(Required work): Below are records that hold pictures; write out only the lines from their start through the line with "ax.text(xi, p +", exactly, and drop the pictures.
======== Data to use
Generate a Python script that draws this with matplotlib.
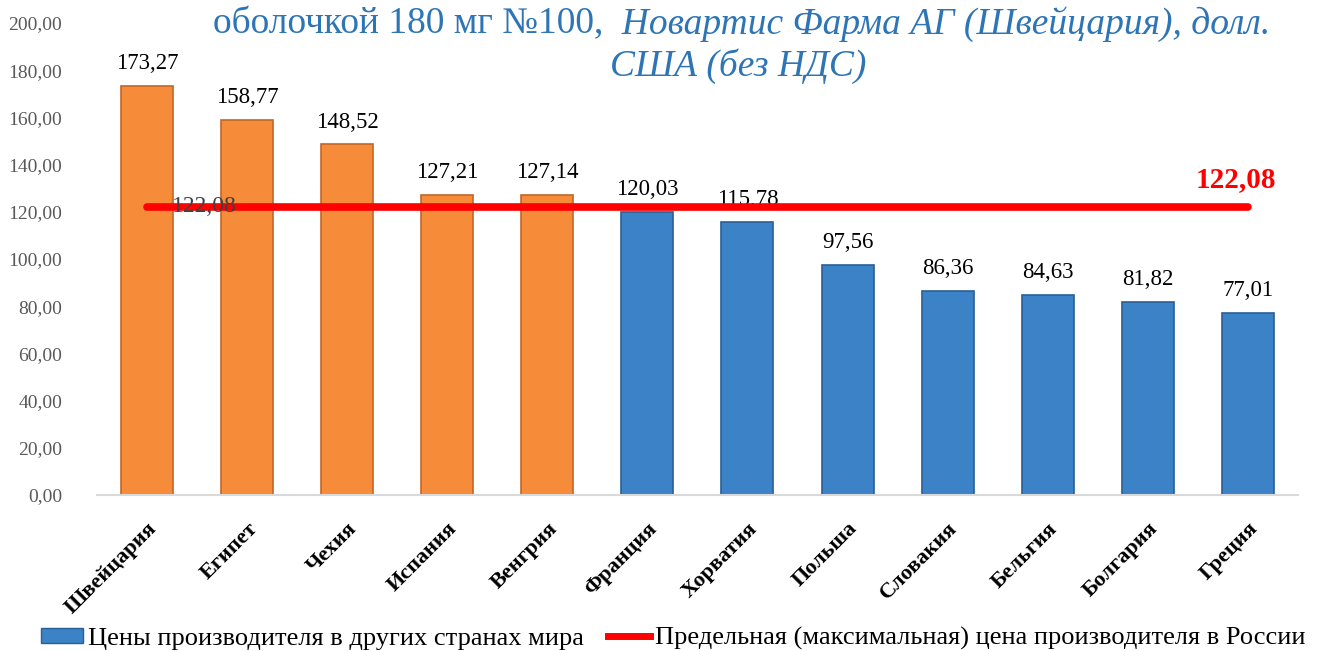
import matplotlib
matplotlib.use("Agg")
import matplotlib.pyplot as plt
import matplotlib.transforms as mtransforms
import numpy as np
from matplotlib.lines import Line2D
from matplotlib.patches import Patch

countries = ["Швейцария", "Египет", "Чехия", "Испания", "Венгрия", "Франция",
             "Хорватия", "Польша", "Словакия", "Бельгия", "Болгария", "Греция"]
prices = [173.27, 158.77, 148.52, 127.21, 127.14, 120.03,
          115.78, 97.56, 86.36, 84.63, 81.82, 77.01]
limit_price = 122.08
yticks = [0, 20, 40, 60, 80, 100, 120, 140, 160, 180, 200]

title_a = "оболочкой 180 мг №100,"
title_b = "  Новартис Фарма АГ (Швейцария), долл."
title_c = "США (без НДС)"
legend_bar = "Цены производителя в других странах мира"
legend_line = "Предельная (максимальная) цена производителя в России"

def fmt(v):
    return f"{v:.2f}".replace(".", ",")

plt.rcParams['font.family'] = ['Liberation Serif', 'DejaVu Serif']

fig = plt.figure(figsize=(13.23, 6.51), dpi=100)
ax = fig.add_axes([0.0733, 0.2396, 0.9077, 0.7251])

x = np.arange(len(countries))
orange = "#F68B3A"
blue = "#3C82C6"
colors = [orange if p > limit_price else blue for p in prices]
edges = ["#C0662A" if p > limit_price else "#2A5F95" for p in prices]
ax.bar(x, prices, width=0.52, color=colors, edgecolor=edges, linewidth=1.2, zorder=2)

for xi, p in zip(x, prices):
    ax.text(xi, p + 5, fmt(p), ha="center", va="bottom", fontsize=16.5, color="black")

limit = [limit_price] * len(countries)
ax.plot(x, limit, color="#FF0000", linewidth=5.5, solid_capstyle="round", zorder=3)
ax.text(x[0] + 0.25, limit_price, fmt(limit_price), ha="left", va="center",
        fontsize=17, color="#404040", zorder=4)
ax.text(x[-1] - 0.12, limit_price + 6, fmt(limit_price), ha="center", va="bottom",
        fontsize=21, fontweight="bold", color="#FF0000", zorder=4)

ax.set_xlim(-0.5, len(countries) - 0.5)
ax.set_ylim(0, 200)
ax.set_yticks(yticks)
ax.set_yticklabels([fmt(v) for v in yticks], fontsize=14, color="#595959")
ax.set_xticks(x)
ax.set_xticklabels(countries, rotation=45, ha="right", rotation_mode="anchor",
                   fontsize=16, fontweight="bold")
offset = mtransforms.ScaledTranslation(-7 / 100, 0, fig.dpi_scale_trans)
for lbl in ax.get_xticklabels():
    lbl.set_transform(lbl.get_transform() + offset)
ax.tick_params(axis="both", length=0)
ax.tick_params(axis="x", pad=17)
ax.tick_params(axis="y", pad=25)
for s in ["top", "right", "left"]:
    ax.spines[s].set_visible(False)
ax.spines["bottom"].set_color("#D9D9D9")
ax.spines["bottom"].set_linewidth(1.5)

t1 = fig.text(213 / 1323, 1 - 24 / 651, title_a, ha="left", va="center",
              fontsize=27, color="#2E75B6")
ax.annotate(title_b, xy=(1, 0.5), xycoords=t1, ha="left", va="center",
            fontsize=27, color="#2E75B6", style="italic", annotation_clip=False)
fig.text(738 / 1323, 1 - 66 / 651, title_c, ha="center", va="center",
         fontsize=27, color="#2E75B6", style="italic")

handles = [Patch(facecolor=blue, edgecolor="#2A5F95"),
           Line2D([0], [0], color="#FF0000", linewidth=5)]
fig.legend(handles, [legend_bar, legend_line], loc="lower center",
           bbox_to_anchor=(0.509, -0.035), ncol=2, frameon=False, fontsize=19,
           handlelength=1.6, handleheight=0.5, handletextpad=0.2, columnspacing=0.9)

fig.savefig("out.png", dpi=100)
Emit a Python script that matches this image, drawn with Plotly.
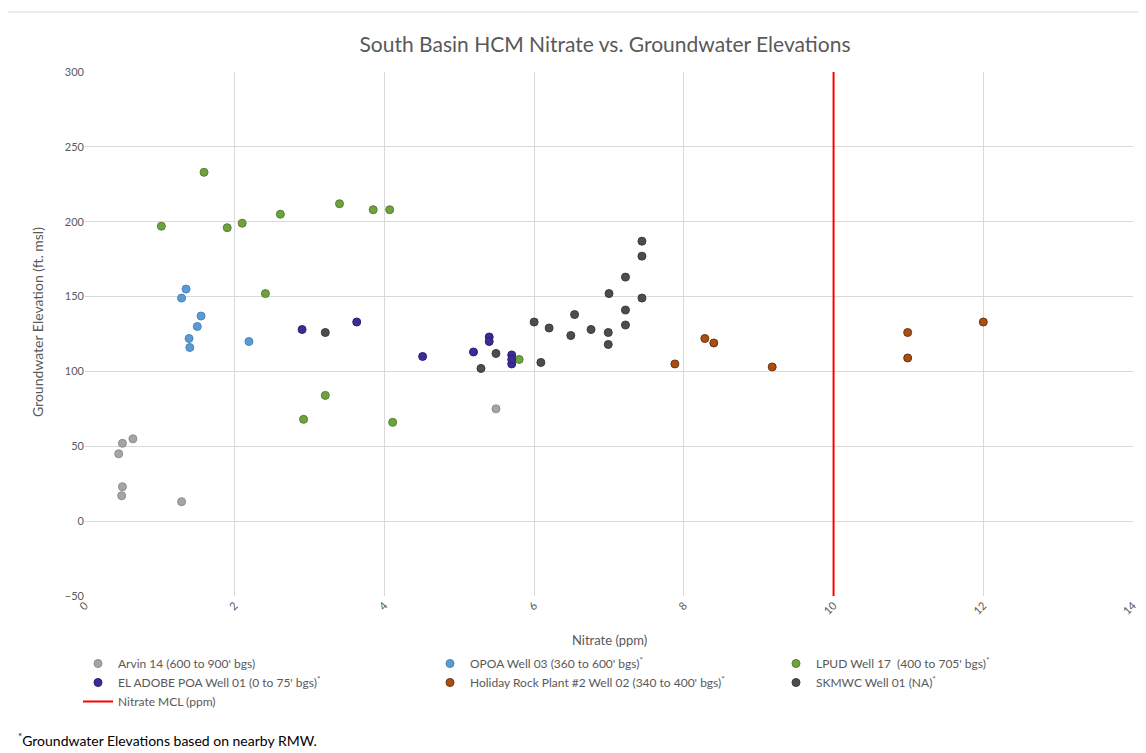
import plotly.graph_objects as go

# ---- data ----
arvin_x = [0.45, 0.50, 0.64, 0.50, 0.49, 1.29, 5.49]
arvin_y = [45, 52, 55, 23, 17, 13, 75]

opoa_x = [1.35, 1.29, 1.55, 1.50, 1.39, 1.40, 2.19]
opoa_y = [155, 149, 137, 130, 122, 116, 120]

lpud_x = [1.02, 1.59, 1.90, 2.10, 2.61, 2.41, 3.40, 3.85, 4.07, 3.21, 2.92, 4.11, 5.80]
lpud_y = [197, 233, 196, 199, 205, 152, 212, 208, 208, 84, 68, 66, 108]

adobe_x = [2.90, 3.63, 4.51, 5.19, 5.40, 5.40, 5.70, 5.70, 5.70]
adobe_y = [128, 133, 110, 113, 123, 120, 111, 105, 108]

holiday_x = [7.88, 8.28, 8.40, 9.18, 10.99, 10.99, 12.00]
holiday_y = [105, 122, 119, 103, 126, 109, 133]

skmwc_x = [3.21, 5.29, 5.49, 6.00, 6.09, 6.20, 6.49, 6.54, 6.76, 6.99, 6.99, 7.00,
           7.22, 7.22, 7.22, 7.44, 7.44, 7.44]
skmwc_y = [126, 102, 112, 133, 106, 129, 124, 138, 128, 126, 118, 152,
           163, 141, 131, 187, 177, 149]

mcl_x = [10, 10]
mcl_y = [-50, 300]

x_ticks = [0, 2, 4, 6, 8, 10, 12, 14]
y_ticks = [-50, 0, 50, 100, 150, 200, 250, 300]

names = {
    "arvin": "Arvin 14 (600 to 900' bgs)",
    "opoa": "OPOA Well 03 (360 to 600' bgs)<sup>*</sup>",
    "lpud": "LPUD Well 17  (400 to 705' bgs)<sup>*</sup>",
    "adobe": "EL ADOBE POA Well 01 (0 to 75' bgs)<sup>*</sup>",
    "holiday": "Holiday Rock Plant #2 Well 02 (340 to 400' bgs)<sup>*</sup>",
    "skmwc": "SKMWC Well 01 (NA)<sup>*</sup>",
    "mcl": "Nitrate MCL (ppm)",
}
x_title = "Nitrate (ppm)"
y_title = "Groundwater Elevation (ft. msl)"

FONT = "Lato, 'Open Sans', sans-serif"
TXT = "#595959"

fig = go.Figure()

def pts(x, y, name, color, line_color, legend):
    fig.add_trace(go.Scatter(
        x=x, y=y, mode="markers", name=name, legend=legend,
        marker=dict(size=8, color=color, line=dict(width=1, color=line_color)),
    ))

pts(arvin_x, arvin_y, names["arvin"], "#a5a5a5", "#8c8c8c", "legend")
pts(opoa_x, opoa_y, names["opoa"], "#5b9bd5", "#4a84ba", "legend2")
pts(lpud_x, lpud_y, names["lpud"], "#6ea23f", "#587f33", "legend3")
pts(adobe_x, adobe_y, names["adobe"], "#3a2d96", "#2a2070", "legend")
pts(holiday_x, holiday_y, names["holiday"], "#a94f12", "#6e3410", "legend2")
pts(skmwc_x, skmwc_y, names["skmwc"], "#4d4d4d", "#3a3a3a", "legend3")

fig.add_trace(go.Scatter(
    x=mcl_x, y=mcl_y, mode="lines", name=names["mcl"], legend="legend",
    line=dict(color="#ff0000", width=2),
))

leg_common = dict(
    orientation="v", xref="container", yref="container",
    xanchor="left", yanchor="top",
    font=dict(family=FONT, size=12, color=TXT),
    bgcolor="rgba(0,0,0,0)", tracegroupgap=0,
)

fig.update_layout(
    width=1146, height=753,
    margin=dict(l=77, r=21, t=64, b=165, autoexpand=False),
    paper_bgcolor="white", plot_bgcolor="white",
    font=dict(family=FONT, color=TXT),
    title=dict(
        text="South Basin HCM Nitrate vs. Groundwater Elevations",
        x=597 / 1146, xanchor="center", y=1 - 37 / 753, yanchor="middle",
        font=dict(family=FONT, size=21, color=TXT),
    ),
    showlegend=True,
    legend=dict(x=70 / 1146, y=1 - 641 / 753, **leg_common),
    legend2=dict(x=422 / 1146, y=1 - 641 / 753, **leg_common),
    legend3=dict(x=768 / 1146, y=1 - 641 / 753, **leg_common),
    xaxis=dict(
        range=[0, 14], tickvals=x_ticks, ticktext=[str(v) for v in x_ticks],
        tickangle=-45, showgrid=True, gridcolor="#d9d9d9", gridwidth=1,
        zeroline=False, showline=False, ticks="", automargin=False,
        ticklabeloverflow="allow",
        tickfont=dict(family=FONT, size=11, color=TXT),
    ),
    yaxis=dict(
        range=[-50, 300], tickvals=y_ticks, showgrid=True, gridcolor="#d9d9d9",
        gridwidth=1, zeroline=False, showline=False, ticks="", automargin=False,
        tickfont=dict(family=FONT, size=11, color=TXT),
    ),
)

# axis titles
fig.add_annotation(
    text=x_title, xref="paper", yref="paper",
    x=(609 - 85) / 1048, y=(596 - 640) / 524,
    xanchor="center", yanchor="middle", showarrow=False,
    font=dict(family=FONT, size=13, color=TXT),
)
fig.add_annotation(
    text=y_title, xref="paper", yref="paper",
    x=(37 - 85) / 1048, y=(596 - 322) / 524, textangle=-90,
    xanchor="center", yanchor="middle", showarrow=False,
    font=dict(family=FONT, size=14, color=TXT),
)

# faint chart-area border (left and top edges)
fig.add_shape(type="line", xref="paper", yref="paper",
              x0=(5 - 85) / 1048, x1=(5 - 85) / 1048,
              y0=(596 - 667) / 524, y1=(596 - 12) / 524,
              line=dict(color="#d9d9d9", width=1))
fig.add_shape(type="line", xref="paper", yref="paper",
              x0=(5 - 85) / 1048, x1=(1141 - 85) / 1048,
              y0=(596 - 12) / 524, y1=(596 - 12) / 524,
              line=dict(color="#d9d9d9", width=1))

fig.add_annotation(
    text="<sup>*</sup>Groundwater Elevations based on nearby RMW.",
    xref="paper", yref="paper", x=(16 - 85) / 1048, y=(596 - 739) / 524,
    xanchor="left", yanchor="middle", showarrow=False,
    font=dict(family=FONT, size=14, color="#000000"),
)

fig.write_html("out.html")
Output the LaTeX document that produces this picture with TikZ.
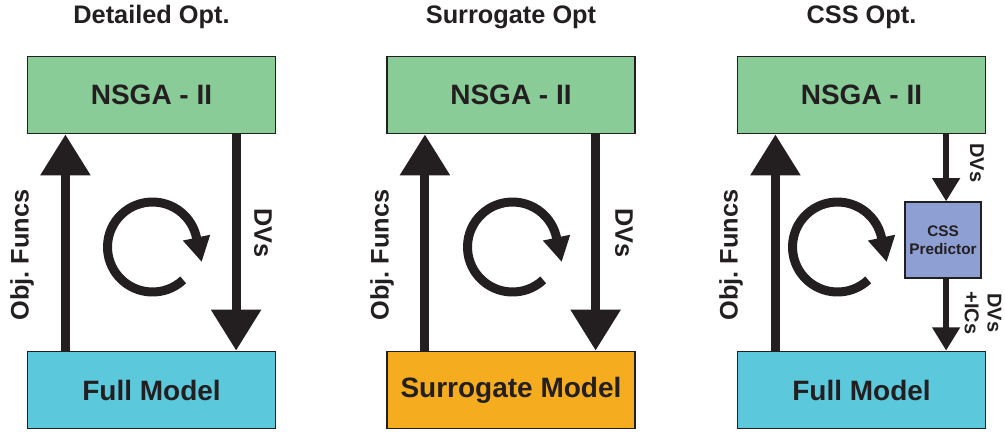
\documentclass[tikz,border=0pt]{standalone}
\usepackage{fontspec}
\setmainfont{Liberation Sans}
\usepackage{tikz}
\usetikzlibrary{positioning,arrows.meta}
\definecolor{nsgagreen}{RGB}{137,204,152}
\definecolor{fullcyan}{RGB}{91,200,220}
\definecolor{surrorange}{RGB}{245,172,30}
\definecolor{cssblue}{RGB}{142,159,211}
\definecolor{ink}{RGB}{35,31,32}

\begin{document}
\begin{tikzpicture}[x=0.75pt,y=0.75pt,
  optbox/.style={draw=ink,line width=1.1pt,minimum width=186pt,minimum height=58pt,inner sep=0pt,text=ink,font=\bfseries\fontsize{21}{25}\selectfont},
  cssbox/.style={draw=ink,line width=1pt,fill=cssblue,minimum size=57pt,inner sep=0pt,align=center,text=ink,font=\bfseries\fontsize{11.5}{13.5}\selectfont},
  flow/.style={draw=ink,line width=6.75pt,-{Triangle[length=30.75pt,width=36pt]}},
  flowsm/.style={draw=ink,line width=5pt,-{Triangle[length=17.5pt,width=20pt]}},
  cyc/.style={draw=ink,line width=6.75pt,-{Triangle[length=18.75pt,width=19.5pt]}},
  lbl/.style={text=ink,inner sep=0pt,font=\bfseries\fontsize{19}{22}\selectfont},
  lblsm/.style={text=ink,inner sep=0pt,align=center,font=\bfseries\fontsize{15}{17}\selectfont},
  ttl/.style={text=ink,inner sep=0pt,anchor=base,font=\bfseries\fontsize{19}{22}\selectfont}]
\useasboundingbox (0,0) rectangle (1005,-433);
\node[ttl] (ttlA) at (151.5,-23) {Detailed Opt.};
\node[ttl] (ttlB) at (511,-23) {Surrogate Opt};
\node[ttl] (ttlC) at (861.5,-23) {CSS Opt.};
\node[optbox,fill=nsgagreen] (nsgaA) at (151.5,-95) {NSGA - II};
\node[optbox,fill=nsgagreen] (nsgaB) at (511,-95) {NSGA - II};
\node[optbox,fill=nsgagreen] (nsgaC) at (861.5,-95) {NSGA - II};
\node[optbox,fill=fullcyan] (fullA) at (151.5,-390) {Full Model};
\node[optbox,fill=surrorange] (surrB) at (511,-390) {Surrogate Model};
\node[optbox,fill=fullcyan] (fullC) at (861.5,-390) {Full Model};
\node[cssbox] (cssC) at (943,-240) {CSS\\Predictor};
\draw[flow] ([xshift=29pt]fullA.north west) -- ([xshift=29pt]nsgaA.south west);
\draw[flow] ([xshift=157pt]nsgaA.south west) -- ([xshift=157pt]fullA.north west);
\draw[flow] ([xshift=29pt]surrB.north west) -- ([xshift=29pt]nsgaB.south west);
\draw[flow] ([xshift=157pt]nsgaB.south west) -- ([xshift=157pt]surrB.north west);
\draw[flow] ([xshift=29pt]fullC.north west) -- ([xshift=29pt]nsgaC.south west);
\coordinate (dvC) at ([xshift=157pt]nsgaC.south west);
\draw[flowsm] (dvC) -- (dvC |- cssC.north);
\draw[flowsm] (cssC.south -| dvC) -- (fullC.north -| dvC);
\coordinate (loopA) at (152.5,-247);
\coordinate (loopB) at (512.5,-247);
\coordinate (loopC) at (837.5,-247);
\draw[cyc] (loopA) ++(-47:45) arc[start angle=-47,end angle=-348,radius=45] -- ++(-78:25);
\draw[cyc] (loopB) ++(-47:45) arc[start angle=-47,end angle=-348,radius=45] -- ++(-78:25);
\draw[cyc] (loopC) ++(-47:45) arc[start angle=-47,end angle=-348,radius=45] -- ++(-78:25);
\node[lbl,rotate=90] (objA) at (22,-255) {Obj.\ Funcs};
\node[lbl,rotate=90] (objB) at (382,-255) {Obj.\ Funcs};
\node[lbl,rotate=90] (objC) at (731,-255) {Obj.\ Funcs};
\node[lbl,rotate=-90] (dvsA) at (263,-233) {DVs};
\node[lbl,rotate=-90] (dvsB) at (624,-233) {DVs};
\node[lblsm,rotate=-90] (dvsC) at (977,-163) {DVs};
\node[lblsm,rotate=-90] (icsC) at (983,-313) {DVs\\+ICs};
\end{tikzpicture}
\end{document}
================
(Response):
Generate a Python script that draws this with matplotlib.
import matplotlib
matplotlib.use("Agg")
import matplotlib.pyplot as plt
import matplotlib.transforms as mtransforms
import numpy as np
from matplotlib.lines import Line2D
from matplotlib.patches import Patch

countries = ["Швейцария", "Египет", "Чехия", "Испания", "Венгрия", "Франция",
             "Хорватия", "Польша", "Словакия", "Бельгия", "Болгария", "Греция"]
prices = [173.27, 158.77, 148.52, 127.21, 127.14, 120.03,
          115.78, 97.56, 86.36, 84.63, 81.82, 77.01]
limit_price = 122.08
yticks = [0, 20, 40, 60, 80, 100, 120, 140, 160, 180, 200]

title_a = "оболочкой 180 мг №100,"
title_b = "  Новартис Фарма АГ (Швейцария), долл."
title_c = "США (без НДС)"
legend_bar = "Цены производителя в других странах мира"
legend_line = "Предельная (максимальная) цена производителя в России"

def fmt(v):
    return f"{v:.2f}".replace(".", ",")

plt.rcParams['font.family'] = ['Liberation Serif', 'DejaVu Serif']

fig = plt.figure(figsize=(13.23, 6.51), dpi=100)
ax = fig.add_axes([0.0733, 0.2396, 0.9077, 0.7251])

x = np.arange(len(countries))
orange = "#F68B3A"
blue = "#3C82C6"
colors = [orange if p > limit_price else blue for p in prices]
edges = ["#C0662A" if p > limit_price else "#2A5F95" for p in prices]
ax.bar(x, prices, width=0.52, color=colors, edgecolor=edges, linewidth=1.2, zorder=2)

for xi, p in zip(x, prices):
    ax.text(xi, p + 5, fmt(p), ha="center", va="bottom", fontsize=16.5, color="black")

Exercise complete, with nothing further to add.